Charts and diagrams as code
********

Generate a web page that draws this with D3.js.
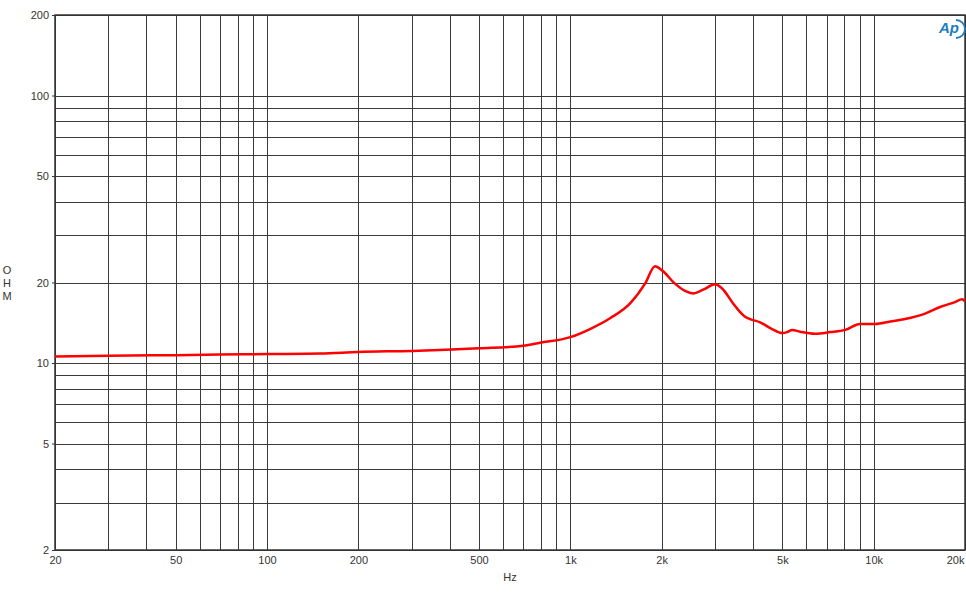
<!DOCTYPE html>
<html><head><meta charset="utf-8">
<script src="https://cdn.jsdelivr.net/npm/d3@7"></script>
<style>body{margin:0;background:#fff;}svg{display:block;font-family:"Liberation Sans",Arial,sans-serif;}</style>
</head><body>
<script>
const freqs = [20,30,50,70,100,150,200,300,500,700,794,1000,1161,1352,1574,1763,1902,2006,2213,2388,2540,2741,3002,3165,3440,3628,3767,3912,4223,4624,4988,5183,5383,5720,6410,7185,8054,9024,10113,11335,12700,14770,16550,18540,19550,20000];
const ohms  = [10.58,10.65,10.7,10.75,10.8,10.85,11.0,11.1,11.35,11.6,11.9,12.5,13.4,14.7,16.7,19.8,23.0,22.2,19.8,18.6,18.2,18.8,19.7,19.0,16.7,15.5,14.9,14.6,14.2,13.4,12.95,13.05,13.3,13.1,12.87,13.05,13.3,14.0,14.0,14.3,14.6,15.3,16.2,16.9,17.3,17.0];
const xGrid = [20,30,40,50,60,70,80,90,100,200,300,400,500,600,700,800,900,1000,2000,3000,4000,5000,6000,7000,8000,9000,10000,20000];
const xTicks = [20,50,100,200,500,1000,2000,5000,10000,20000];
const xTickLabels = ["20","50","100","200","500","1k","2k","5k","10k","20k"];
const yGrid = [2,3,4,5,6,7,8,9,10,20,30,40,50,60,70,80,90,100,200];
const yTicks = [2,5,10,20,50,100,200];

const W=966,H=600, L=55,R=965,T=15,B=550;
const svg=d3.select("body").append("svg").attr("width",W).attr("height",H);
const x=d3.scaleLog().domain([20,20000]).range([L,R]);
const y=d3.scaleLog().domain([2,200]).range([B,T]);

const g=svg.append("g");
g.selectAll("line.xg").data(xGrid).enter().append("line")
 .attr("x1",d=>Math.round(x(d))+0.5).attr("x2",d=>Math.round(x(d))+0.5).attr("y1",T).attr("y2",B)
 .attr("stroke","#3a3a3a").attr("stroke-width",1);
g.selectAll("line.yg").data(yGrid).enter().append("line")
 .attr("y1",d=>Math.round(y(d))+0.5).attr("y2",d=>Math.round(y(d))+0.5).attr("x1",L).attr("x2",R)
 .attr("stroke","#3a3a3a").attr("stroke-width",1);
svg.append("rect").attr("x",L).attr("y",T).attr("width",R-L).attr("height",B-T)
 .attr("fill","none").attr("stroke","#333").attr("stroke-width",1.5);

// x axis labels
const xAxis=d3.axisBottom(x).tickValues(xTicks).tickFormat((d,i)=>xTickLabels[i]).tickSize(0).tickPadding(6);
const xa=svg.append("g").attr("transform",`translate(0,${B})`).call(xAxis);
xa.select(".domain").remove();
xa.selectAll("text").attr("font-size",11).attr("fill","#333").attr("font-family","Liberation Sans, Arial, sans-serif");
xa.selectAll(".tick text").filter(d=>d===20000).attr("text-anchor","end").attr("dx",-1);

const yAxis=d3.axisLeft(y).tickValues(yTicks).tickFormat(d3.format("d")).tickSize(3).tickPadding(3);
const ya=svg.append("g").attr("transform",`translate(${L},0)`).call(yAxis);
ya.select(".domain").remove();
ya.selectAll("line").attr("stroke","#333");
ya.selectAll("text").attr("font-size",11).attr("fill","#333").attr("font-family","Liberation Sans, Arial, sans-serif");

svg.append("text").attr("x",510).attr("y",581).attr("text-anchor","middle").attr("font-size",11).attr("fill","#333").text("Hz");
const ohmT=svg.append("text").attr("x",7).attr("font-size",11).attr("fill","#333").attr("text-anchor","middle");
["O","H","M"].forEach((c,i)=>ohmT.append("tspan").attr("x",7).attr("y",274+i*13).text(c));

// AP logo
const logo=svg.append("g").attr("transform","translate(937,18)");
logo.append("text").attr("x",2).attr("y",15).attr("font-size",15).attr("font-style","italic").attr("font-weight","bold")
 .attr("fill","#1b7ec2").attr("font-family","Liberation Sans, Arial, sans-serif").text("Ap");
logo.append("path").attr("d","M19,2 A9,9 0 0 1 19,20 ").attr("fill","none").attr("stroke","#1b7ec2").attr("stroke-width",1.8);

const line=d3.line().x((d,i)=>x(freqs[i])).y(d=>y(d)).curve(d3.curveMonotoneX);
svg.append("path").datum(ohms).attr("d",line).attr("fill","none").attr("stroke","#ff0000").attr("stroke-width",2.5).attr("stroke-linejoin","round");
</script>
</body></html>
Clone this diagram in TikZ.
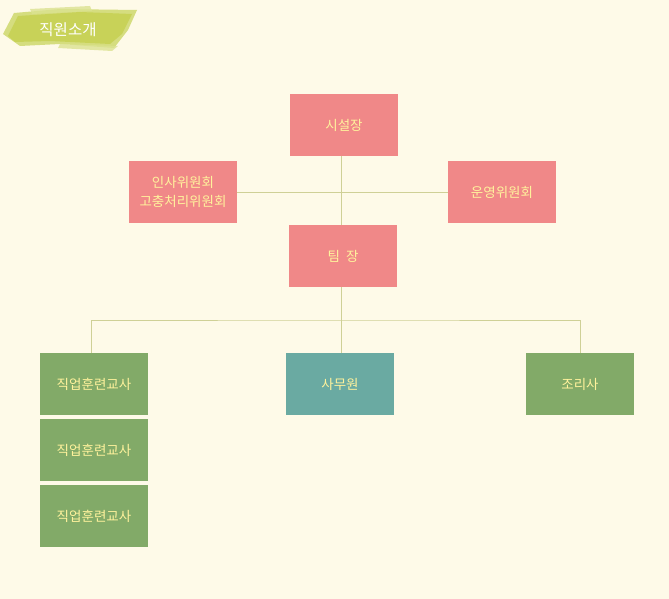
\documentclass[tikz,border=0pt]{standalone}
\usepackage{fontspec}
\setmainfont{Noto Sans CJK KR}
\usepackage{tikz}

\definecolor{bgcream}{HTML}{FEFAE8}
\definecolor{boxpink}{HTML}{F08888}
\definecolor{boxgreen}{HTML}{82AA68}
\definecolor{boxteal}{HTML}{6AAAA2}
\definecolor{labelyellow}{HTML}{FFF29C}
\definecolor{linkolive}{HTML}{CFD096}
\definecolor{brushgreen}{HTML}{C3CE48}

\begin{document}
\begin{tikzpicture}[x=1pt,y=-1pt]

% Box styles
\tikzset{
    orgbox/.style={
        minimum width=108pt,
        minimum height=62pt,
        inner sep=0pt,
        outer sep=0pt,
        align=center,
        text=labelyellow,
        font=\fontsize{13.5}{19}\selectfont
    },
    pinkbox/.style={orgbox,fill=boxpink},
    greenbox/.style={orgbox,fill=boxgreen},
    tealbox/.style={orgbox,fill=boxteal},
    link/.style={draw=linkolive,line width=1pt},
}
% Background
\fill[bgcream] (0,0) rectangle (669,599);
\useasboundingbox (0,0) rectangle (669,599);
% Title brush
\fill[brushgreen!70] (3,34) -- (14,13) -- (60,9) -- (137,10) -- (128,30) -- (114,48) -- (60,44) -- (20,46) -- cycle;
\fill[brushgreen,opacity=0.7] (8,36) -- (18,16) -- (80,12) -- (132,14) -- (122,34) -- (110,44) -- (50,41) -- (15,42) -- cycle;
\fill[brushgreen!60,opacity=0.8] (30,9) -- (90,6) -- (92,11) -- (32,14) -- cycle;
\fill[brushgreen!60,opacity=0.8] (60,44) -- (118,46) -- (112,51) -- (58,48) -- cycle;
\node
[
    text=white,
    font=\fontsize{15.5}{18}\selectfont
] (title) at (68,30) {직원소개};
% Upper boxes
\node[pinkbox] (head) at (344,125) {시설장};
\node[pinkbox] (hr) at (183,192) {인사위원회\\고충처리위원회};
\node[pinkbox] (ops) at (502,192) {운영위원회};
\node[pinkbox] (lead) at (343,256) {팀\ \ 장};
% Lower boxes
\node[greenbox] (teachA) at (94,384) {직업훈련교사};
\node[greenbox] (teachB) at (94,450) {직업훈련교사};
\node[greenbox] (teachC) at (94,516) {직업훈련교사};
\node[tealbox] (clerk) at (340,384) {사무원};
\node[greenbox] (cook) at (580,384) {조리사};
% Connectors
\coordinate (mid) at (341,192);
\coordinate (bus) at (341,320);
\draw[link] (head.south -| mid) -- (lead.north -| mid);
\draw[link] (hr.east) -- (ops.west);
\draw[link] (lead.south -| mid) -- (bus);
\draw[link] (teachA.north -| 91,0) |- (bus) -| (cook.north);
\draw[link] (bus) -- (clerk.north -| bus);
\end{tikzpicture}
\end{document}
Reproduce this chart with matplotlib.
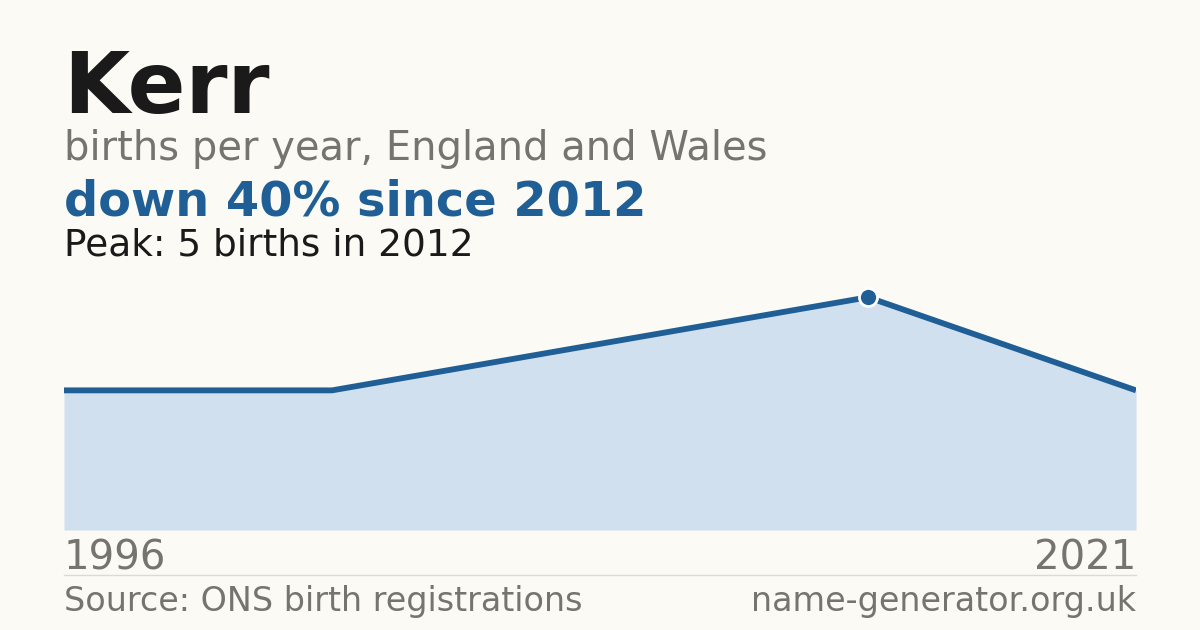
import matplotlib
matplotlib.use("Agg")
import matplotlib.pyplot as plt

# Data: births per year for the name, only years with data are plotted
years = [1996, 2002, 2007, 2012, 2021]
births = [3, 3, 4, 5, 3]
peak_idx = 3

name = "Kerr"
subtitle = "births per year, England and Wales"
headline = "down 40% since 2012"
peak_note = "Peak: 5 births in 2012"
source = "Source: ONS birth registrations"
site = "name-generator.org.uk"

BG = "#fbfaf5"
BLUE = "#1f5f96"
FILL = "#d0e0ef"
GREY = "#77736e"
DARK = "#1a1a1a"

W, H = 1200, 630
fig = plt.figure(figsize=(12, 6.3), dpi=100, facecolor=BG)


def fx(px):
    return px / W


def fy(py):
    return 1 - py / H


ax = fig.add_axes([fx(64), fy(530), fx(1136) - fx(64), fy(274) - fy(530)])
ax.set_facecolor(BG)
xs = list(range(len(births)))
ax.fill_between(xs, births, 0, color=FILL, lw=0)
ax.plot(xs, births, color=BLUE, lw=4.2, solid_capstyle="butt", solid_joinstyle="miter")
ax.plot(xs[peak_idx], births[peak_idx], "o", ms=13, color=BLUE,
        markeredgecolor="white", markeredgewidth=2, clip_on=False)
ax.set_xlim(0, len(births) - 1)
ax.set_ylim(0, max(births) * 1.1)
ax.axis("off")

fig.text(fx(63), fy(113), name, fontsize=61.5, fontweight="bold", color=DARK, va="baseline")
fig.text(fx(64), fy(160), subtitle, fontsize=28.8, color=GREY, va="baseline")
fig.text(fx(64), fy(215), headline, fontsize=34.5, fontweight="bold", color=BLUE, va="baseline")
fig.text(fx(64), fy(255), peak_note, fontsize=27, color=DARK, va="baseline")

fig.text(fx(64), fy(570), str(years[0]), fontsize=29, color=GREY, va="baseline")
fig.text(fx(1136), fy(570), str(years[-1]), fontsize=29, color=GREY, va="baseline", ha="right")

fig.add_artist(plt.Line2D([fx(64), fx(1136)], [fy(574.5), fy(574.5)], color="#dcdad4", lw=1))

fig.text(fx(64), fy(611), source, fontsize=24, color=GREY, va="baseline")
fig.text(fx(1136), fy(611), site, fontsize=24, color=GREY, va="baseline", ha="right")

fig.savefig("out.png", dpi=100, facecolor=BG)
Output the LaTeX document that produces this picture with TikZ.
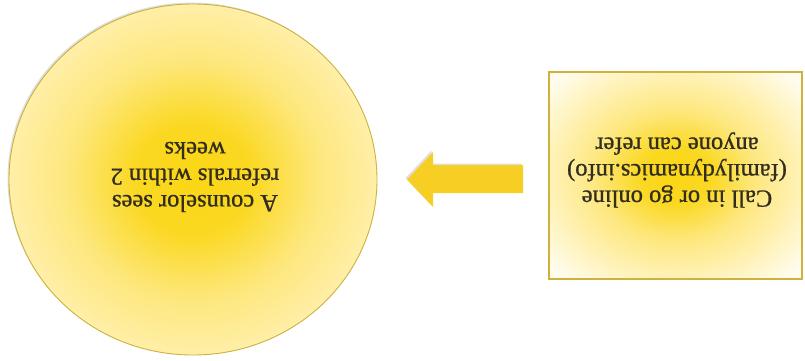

********

◆ **WHAT NEEDS TO BE DONE**:
Each line in the listing above either holds the string "that" or does not; state how many do, giving the number only.

◆ **RESPONSE TO THE TASK**:
2